Office for National Statistics data reveals consistent pricing disparities. As of January 2025, dessert apples averaged £2.14 per kilogram while bananas cost just £1.02 for the same weight. Government wholesale figures from January 2024 showed UK-grown apples at £1.23 per kilogram wholesale compared to bananas at 98p.

The markup difference becomes particularly striking when examining these numbers. Apples carry substantially higher retail margins, though supermarket prices include both domestic and imported varieties. Approximately 60% of UK-consumed apples originate overseas, with New Zealand apples traveling over 11,000 miles—more than double the distance of many Latin American bananas.

Labor Costs and Global Competition Pressures

UK apple producers face significant competitive disadvantages. "Two consecutive years of above-inflation minimum wage increases have substantially raised processing costs," Capper explains. "Labor represents about half the total expense of getting apples from orchard to farm gate."

British growers struggle against producers in countries like South Africa, where wage structures remain considerably lower. This labor cost disparity creates persistent pricing pressures that supermarkets pass along to consumers.
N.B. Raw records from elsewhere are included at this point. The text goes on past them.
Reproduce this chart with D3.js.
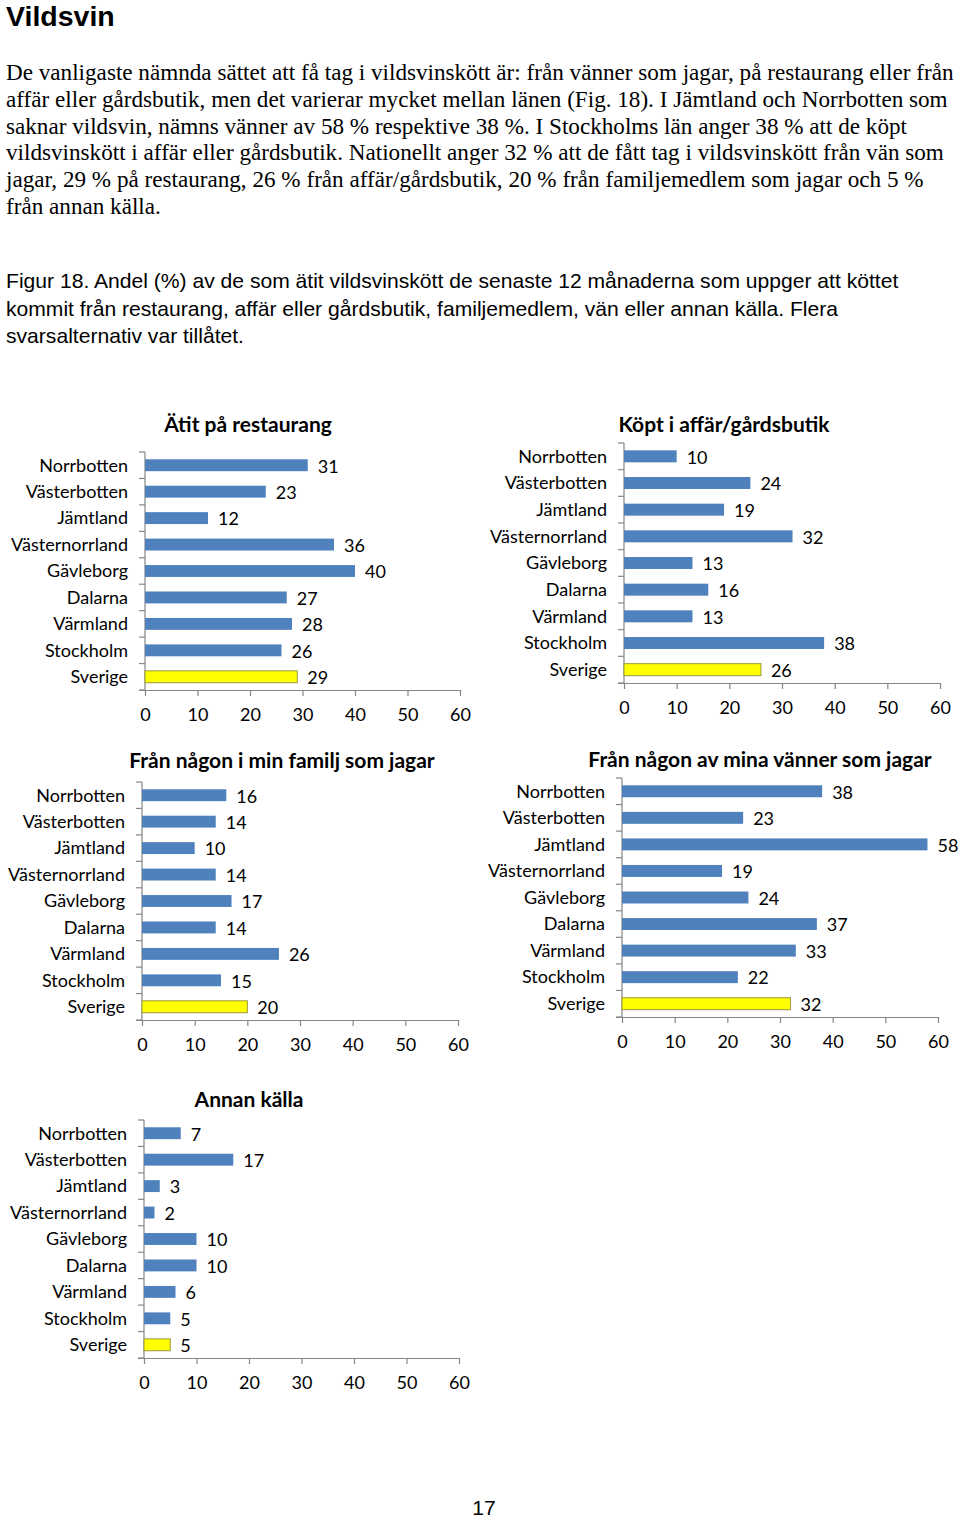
<!DOCTYPE html>
<html><head><meta charset="utf-8">
<script src="https://cdn.jsdelivr.net/npm/d3@7/dist/d3.min.js"></script>
<style>
html,body{margin:0;padding:0;background:#fff;}
svg{display:block;}
</style></head>
<body>
<svg id="c" width="960" height="1519"></svg>
<script>
// ---------- data ----------
const categories = ["Norrbotten","Västerbotten","Jämtland","Västernorrland","Gävleborg","Dalarna","Värmland","Stockholm","Sverige"];
const restaurang = [31,23,12,36,40,27,28,26,29];
const affar      = [10,24,19,32,13,16,13,38,26];
const familj     = [16,14,10,14,17,14,26,15,20];
const vanner     = [38,23,58,19,24,37,33,22,32];
const annan      = [7,17,3,2,10,10,6,5,5];
const titles = ["Ätit på restaurang","Köpt i affär/gårdsbutik","Från någon i min familj som jagar","Från någon av mina vänner som jagar","Annan källa"];
const xTicks = [0,10,20,30,40,50,60];

const heading = "Vildsvin";
const paragraph = [
 "De vanligaste nämnda sättet att få tag i vildsvinskött är: från vänner som jagar, på restaurang eller från",
 "affär eller gårdsbutik, men det varierar mycket mellan länen (Fig. 18). I Jämtland och Norrbotten som",
 "saknar vildsvin, nämns vänner av 58 % respektive 38 %. I Stockholms län anger 38 % att de köpt",
 "vildsvinskött i affär eller gårdsbutik. Nationellt anger 32 % att de fått tag i vildsvinskött från vän som",
 "jagar, 29 % på restaurang, 26 % från affär/gårdsbutik, 20 % från familjemedlem som jagar och 5 %",
 "från annan källa."
];
const caption = [
 "Figur 18. Andel (%) av de som ätit vildsvinskött de senaste 12 månaderna som uppger att köttet",
 "kommit från restaurang, affär eller gårdsbutik, familjemedlem, vän eller annan källa. Flera",
 "svarsalternativ var tillåtet."
];
const pageNumber = "17";

// ---------- layout ----------
const svg = d3.select("#c");
svg.append("rect").attr("width",960).attr("height",1519).attr("fill","#fff");

svg.append("text").attr("x",6).attr("y",26)
  .attr("font-family","Liberation Sans, Arial, sans-serif").attr("font-weight","bold")
  .attr("font-size",28.5).attr("fill","#000").text(heading);

const pg = svg.append("g").attr("font-family","Liberation Serif, Times New Roman, serif")
  .attr("font-size",23.15).attr("fill","#000");
paragraph.forEach((l,i)=>pg.append("text").attr("x",6).attr("y",80+i*26.8).text(l));

const cg = svg.append("g").attr("font-family","Liberation Sans, Arial, sans-serif")
  .attr("font-size",21.1).attr("fill","#000");
caption.forEach((l,i)=>cg.append("text").attr("x",6).attr("y",288+i*27.5).text(l));

svg.append("text").attr("x",484).attr("y",1515).attr("text-anchor","middle")
  .attr("font-family","Liberation Sans, Arial, sans-serif").attr("font-size",21).text(pageNumber);

const panels = [
  {values:restaurang, title:titles[0], x0:145, x1:460, top:452, bottom:690, tx:248, ty:432},
  {values:affar,      title:titles[1], x0:624, x1:940, top:443, bottom:683, tx:724, ty:432},
  {values:familj,     title:titles[2], x0:142, x1:458, top:782, bottom:1020, tx:282, ty:768},
  {values:vanner,     title:titles[3], x0:622, x1:938, top:778, bottom:1017, tx:760, ty:767},
  {values:annan,      title:titles[4], x0:144, x1:459, top:1120, bottom:1358, tx:249, ty:1107}
];

const FONT = "Lato, Open Sans, sans-serif";
const FS = 18;
const AX = "#868686";
const BLUE = "#4F81BD";
const YELLOW = "#FFFF00";

panels.forEach(p=>{
  const g = svg.append("g");
  const x = d3.scaleLinear().domain([0,60]).range([p.x0,p.x1]);
  const y = d3.scaleBand().domain(categories).range([p.top,p.bottom]).paddingInner(0.55).paddingOuter(0.275);
  const step = (p.bottom-p.top)/categories.length;

  // title
  g.append("text").attr("x",p.tx).attr("y",p.ty).attr("text-anchor","middle")
    .attr("font-family",FONT).attr("font-weight","bold").attr("font-size",21)
    .attr("fill","#000").text(p.title);

  // y axis line and ticks at band boundaries
  g.append("line").attr("x1",p.x0).attr("x2",p.x0).attr("y1",p.top).attr("y2",p.bottom)
    .attr("stroke",AX).attr("stroke-width",1.2);
  d3.range(categories.length+1).forEach(i=>{
    const yy = p.top + i*step;
    g.append("line").attr("x1",p.x0-6).attr("x2",p.x0).attr("y1",yy).attr("y2",yy)
      .attr("stroke",AX).attr("stroke-width",1.2);
  });

  // x axis
  const xa = g.append("g").attr("transform",`translate(0,${p.bottom})`)
    .call(d3.axisBottom(x).tickValues(xTicks).tickSize(6).tickSizeOuter(0).tickPadding(10));
  xa.select(".domain").attr("stroke",AX).attr("stroke-width",1.2).attr("d",`M${p.x0-6},0.5H${p.x1}`);
  xa.selectAll(".tick line").attr("stroke",AX).attr("stroke-width",1.2);
  xa.selectAll(".tick text").attr("font-family",FONT).attr("font-size",FS).attr("fill","#000")
    .attr("dy","0.85em");

  // category labels
  g.selectAll(".cat").data(categories).enter().append("text")
    .attr("x",p.x0-17).attr("y",d=>y(d)+y.bandwidth()/2).attr("dy","0.35em")
    .attr("text-anchor","end").attr("font-family",FONT).attr("font-size",FS).attr("fill","#000")
    .text(d=>d);

  // bars
  const data = categories.map((c,i)=>({c, v:p.values[i], last:i===categories.length-1}));
  g.selectAll(".bar").data(data).enter().append("rect")
    .attr("x",x(0)).attr("y",d=>y(d.c)).attr("width",d=>x(d.v)-x(0)).attr("height",y.bandwidth())
    .attr("fill",d=>d.last?YELLOW:BLUE)
    .attr("stroke",d=>d.last?"#9a9a3a":"none").attr("stroke-width",1);

  // value labels
  g.selectAll(".val").data(data).enter().append("text")
    .attr("x",d=>x(d.v)+10).attr("y",d=>y(d.c)+y.bandwidth()/2+1).attr("dy","0.35em")
    .attr("font-family",FONT).attr("font-size",FS).attr("fill","#000").text(d=>d.v);
});
</script>
</body></html>
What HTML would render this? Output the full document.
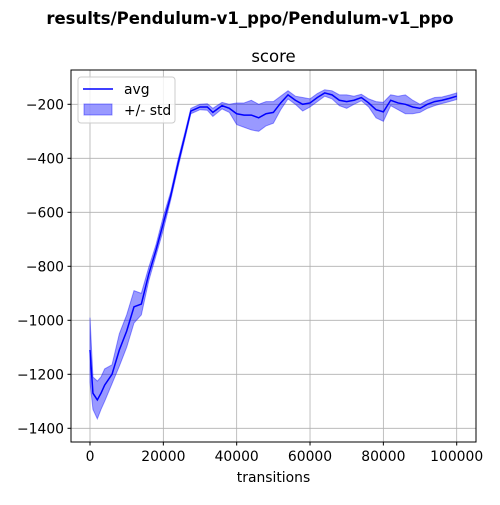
<!DOCTYPE html>
<html><head><meta charset="utf-8"><style>body{margin:0;background:#fff}svg text{font-family:"DejaVu Sans","Liberation Sans",sans-serif}</style></head>
<body>
<svg id="c" width="500" height="500">
<text x="250" y="24" text-anchor="middle" font-size="16.5" font-weight="bold">results/Pendulum-v1_ppo/Pendulum-v1_ppo</text>
<text x="273.5" y="62" text-anchor="middle" font-size="16.5">score</text>
<text x="273.5" y="482" text-anchor="middle" font-size="13.9">transitions</text>
<g id="grid"></g><g id="marks"></g>
<rect x="71" y="70" width="405" height="372" fill="none" stroke="#000" stroke-width="1"/>
<g id="ticks"></g>
<g>
<rect x="78" y="77" width="97" height="46" rx="3" fill="#fff" fill-opacity="0.8" stroke="#ccc"/>
<line x1="83" y1="89" x2="113" y2="89" stroke="#0000ff" stroke-width="1.5"/>
<text x="124" y="94" font-size="13.9">avg</text>
<rect x="84" y="104" width="28" height="11" fill="#0000ff" fill-opacity="0.4" stroke="#0000ff" stroke-opacity="0.4"/>
<text x="124" y="115" font-size="13.9">+/- std</text>
</g>
</svg>
<script>
const xs=[0,800,2000,3000,4000,6000,8000,10000,12000,14000,16000,18000,20000,22000,24000,26000,27500,30000,32000,33500,36000,38000,40000,42000,44000,46000,48000,50000,52000,54000,56000,58000,60000,62000,64000,66000,68000,70000,72000,74000,76000,78000,80000,82000,84000,86000,88000,90000,92000,94000,96000,98000,100000];
const avg=[-1110,-1270,-1295,-1270,-1240,-1200,-1110,-1040,-950,-940,-830,-740,-640,-540,-420,-310,-225,-210,-210,-230,-205,-215,-235,-240,-240,-250,-235,-230,-195,-165,-185,-200,-195,-175,-158,-165,-185,-190,-185,-175,-195,-220,-228,-185,-195,-200,-210,-215,-200,-190,-185,-178,-170];
const sd=[120,60,70,60,60,35,60,60,60,40,25,20,25,15,15,12,10,10,12,15,12,15,40,45,55,50,45,40,25,15,15,25,15,15,12,15,20,25,15,12,15,30,35,20,25,35,25,15,15,15,12,12,12];
const xTicks=[0,20000,40000,60000,80000,100000];
const yTicks=[-1400,-1200,-1000,-800,-600,-400,-200];
const X=v=>90+v*(366.7/100000), Y=v=>104.3-(v+200)*0.27;
const NS="http://www.w3.org/2000/svg";
function mk(t,a,p){const e=document.createElementNS(NS,t);for(const k in a)e.setAttribute(k,a[k]);p.appendChild(e);return e;}
const g=document.getElementById('grid'),tk=document.getElementById('ticks'),m=document.getElementById('marks');
xTicks.forEach(v=>{const x=X(v);
const l=mk('line',{x1:x,x2:x,y1:70,y2:442,stroke:'#b0b0b0','stroke-width':0.8},g);


mk('line',{x1:x,x2:x,y1:442,y2:445.5,stroke:'#000'},tk);
const t=mk('text',{x:x,y:461,'text-anchor':'middle','font-size':13.9},tk);t.textContent=v;

});
yTicks.forEach(v=>{const y=Y(v);
const l=mk('line',{x1:71,x2:476,y1:y,y2:y,stroke:'#b0b0b0','stroke-width':0.8},g);


mk('line',{x1:67.5,x2:71,y1:y,y2:y,stroke:'#000'},tk);
const t=mk('text',{x:64,y:y+5,'text-anchor':'end','font-size':13.9},tk);t.textContent=String(v).replace('-','\u2212');

});
let up=xs.map((v,i)=>X(v)+','+Y(avg[i]+sd[i])), lo=xs.map((v,i)=>X(v)+','+Y(avg[i]-sd[i])).reverse();
const band=mk('polygon',{points:up.concat(lo).join(' '),fill:'#0000ff','fill-opacity':0.4,stroke:'#0000ff','stroke-opacity':0.4},m);


const line=mk('polyline',{points:xs.map((v,i)=>X(v)+','+Y(avg[i])).join(' '),fill:'none',stroke:'#0000ff','stroke-width':1.5},m);


</script>
</body></html>
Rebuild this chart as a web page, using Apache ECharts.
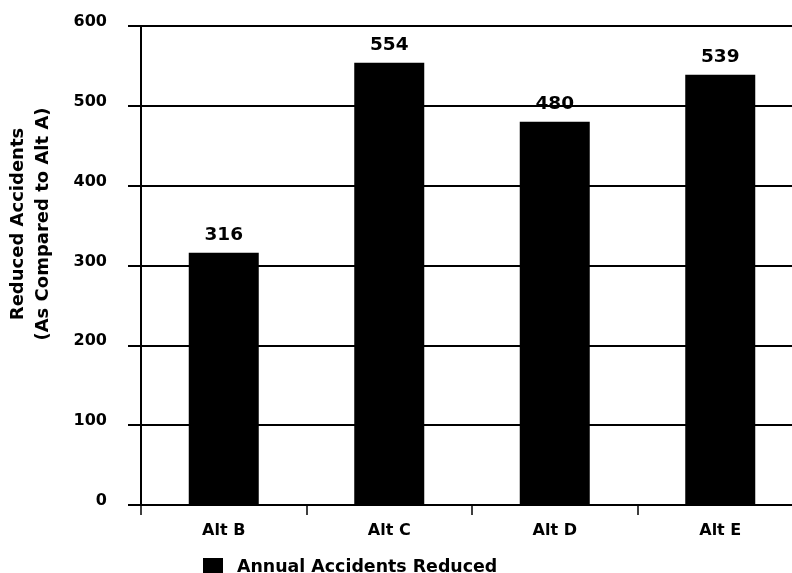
<!DOCTYPE html>
<html>
<head>
<meta charset="utf-8">
<script src="https://cdn.jsdelivr.net/npm/echarts@6/dist/echarts.min.js"></script>
<style>
html,body{margin:0;padding:0;background:#fff;overflow:hidden;width:792px;height:573px;}
#chart{width:812px;height:573px;}
</style>
</head>
<body>
<div id="chart"></div>
<script>
const categories = ['Alt B', 'Alt C', 'Alt D', 'Alt E'];
const reducedAccidents = [316, 554, 480, 539];
const seriesName = 'Annual Accidents Reduced';
const yAxisTitleLines = ['Reduced Accidents', '(As Compared to Alt A)'];
const yMin = 0, yMax = 600, yStep = 100;

const FONT = '"DejaVu Sans", sans-serif';
const chart = echarts.init(document.getElementById('chart'));
chart.setOption({
  backgroundColor: '#ffffff',
  animation: false,
  grid: { left: 141, width: 662, top: 26, height: 479, containLabel: false },
  legend: {
    data: [seriesName],
    left: 198, top: 553,
    icon: 'rect',
    itemWidth: 20, itemHeight: 19,
    textStyle: { fontFamily: FONT, fontWeight: 'bold', fontSize: 17.4, color: '#000', padding: [0, 0, 0, 9] }
  },
  graphic: [
    { type: 'text', x: 18, y: 224, rotation: Math.PI / 2,
      style: { text: yAxisTitleLines[0], fontFamily: FONT, fontWeight: 'bold', fontSize: 18, fill: '#000', align: 'center', verticalAlign: 'middle' } },
    { type: 'text', x: 43, y: 224, rotation: Math.PI / 2,
      style: { text: yAxisTitleLines[1], fontFamily: FONT, fontWeight: 'bold', fontSize: 18, fill: '#000', align: 'center', verticalAlign: 'middle' } }
  ],
  xAxis: {
    type: 'category',
    data: categories,
    axisLine: { show: true, lineStyle: { color: '#000', width: 2 } },
    axisTick: { show: true, length: 10, lineStyle: { color: '#000', width: 1.5 } },
    axisLabel: { fontFamily: FONT, fontWeight: 'bold', fontSize: 16, color: '#000', margin: 18 }
  },
  yAxis: {
    type: 'value',
    min: yMin, max: yMax, interval: yStep,
    axisLine: { show: true, lineStyle: { color: '#000', width: 2 } },
    axisTick: { show: true, length: 13, lineStyle: { color: '#000', width: 2 } },
    splitLine: { show: true, lineStyle: { color: '#000', width: 2 } },
    axisLabel: { fontFamily: FONT, fontWeight: 'bold', fontSize: 16, color: '#000', margin: 34, verticalAlign: 'bottom', lineHeight: 8 }
  },
  series: [{
    name: seriesName,
    type: 'bar',
    data: reducedAccidents,
    barWidth: 70,
    itemStyle: { color: '#000' },
    label: { show: true, position: 'top', distance: 8, fontFamily: FONT, fontWeight: 'bold', fontSize: 18.5, color: '#000' }
  }]
});
</script>
</body>
</html>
Category Complexity and Shrinkflation Trends

Apples and bananas present fundamentally different retail challenges. Banana offerings remain relatively simple—typically organic or Fairtrade options within limited packaging choices. Apples, conversely, present consumers with overwhelming variety. Recent analysis of Waitrose's online offerings showed just three banana options compared to twenty-one distinct apple packages.

Worldpanel by Numerator data reveals troubling trends: packaged apple prices have surged 17% since 2021, while banana prices increased only 6%. Simultaneously, shrinkflation has reduced apple package sizes across major retailers. Tesco now sells several varieties in "minimum of five" packs where six-packs previously dominated.

"Apple prices have risen sharply compared with bananas, and shoppers are clearly feeling it," observes Clara Tucker, consumer insight director at Worldpanel. "With fewer larger packs available and prices continuing to climb, consumers increasingly seek value alternatives or eliminate apples from their shopping altogether."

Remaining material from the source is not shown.